During a trip to Nashville, Nelson met Jerry Wexler, vice president of Atlantic Records, at a party in songwriter Harlan Howard’s house. Wexler took an interest in Nelson after hearing him perform songs for his album Phases and Stages. So when Atlantic Records later opened a country music division, Nelson was the first artist they signed. Wexler supplied the “On the Road Again” crooner with a studio in New York City, where they first recorded a collection of gospel songs in a honky-tonk style that would become The Troublemaker.
However, less-than-stellar sales of Nelson’s previous two albums with Atlantic prompted the label to shelve The Troublemaker, believing it wasn’t commercially viable. When Atlantic eventually shuttered its experimental country division altogether, the Abbott, Texas-born artist inked another deal with Columbia Records. This contract gave him what he’d always wanted: total creative control. And given the immense popularity of his 1975 concept album Red-Headed Stranger, “Nelson could record Hamlet and still command healthy sales,” Rolling Stone wrote in January 1977.

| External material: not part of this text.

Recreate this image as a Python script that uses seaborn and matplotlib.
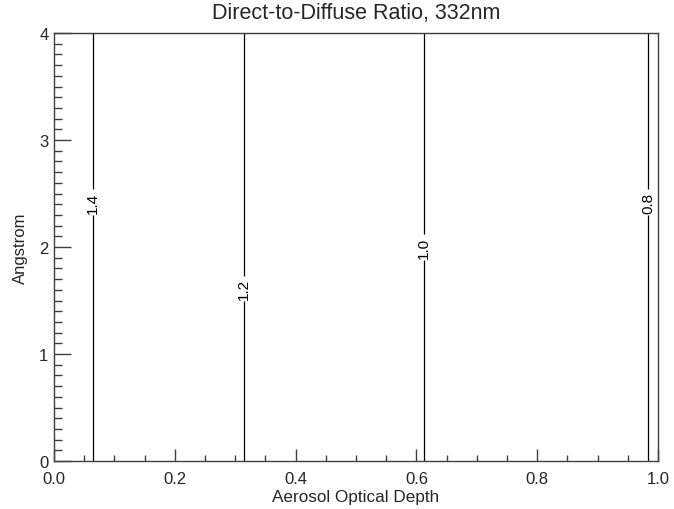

Released in September 1976, The Troublemaker peaked atop Billboard’s Hot Country Albums chart. Additionally, the single “Uncloudy Day” reached No. 4 on the Hot Country Singles chart.
Did You Know His Sister Played Piano?
Adding to the significance of The Troublemaker, it marked the start of a partnership between Willie Nelson and his older sister, Bobbie. The pianist was living in Austin when she got a call from her little brother requesting that he join her in New York.
“I had never been on an airplane or even been any farther than Nashville, but I went to New York, and we recorded The Troublemaker, the first time I recorded with him,” Bobbie Nelson later recalled. “Then we did the Shotgun Willie album while we were there, and it all went so well, and we had such a good time that Willie said, ‘I sure have missed playing with you; let’s just don’t stop.’”
And they didn’t. Bobbie joined the Family and toured with her younger brother until her death in 2022 at age 91.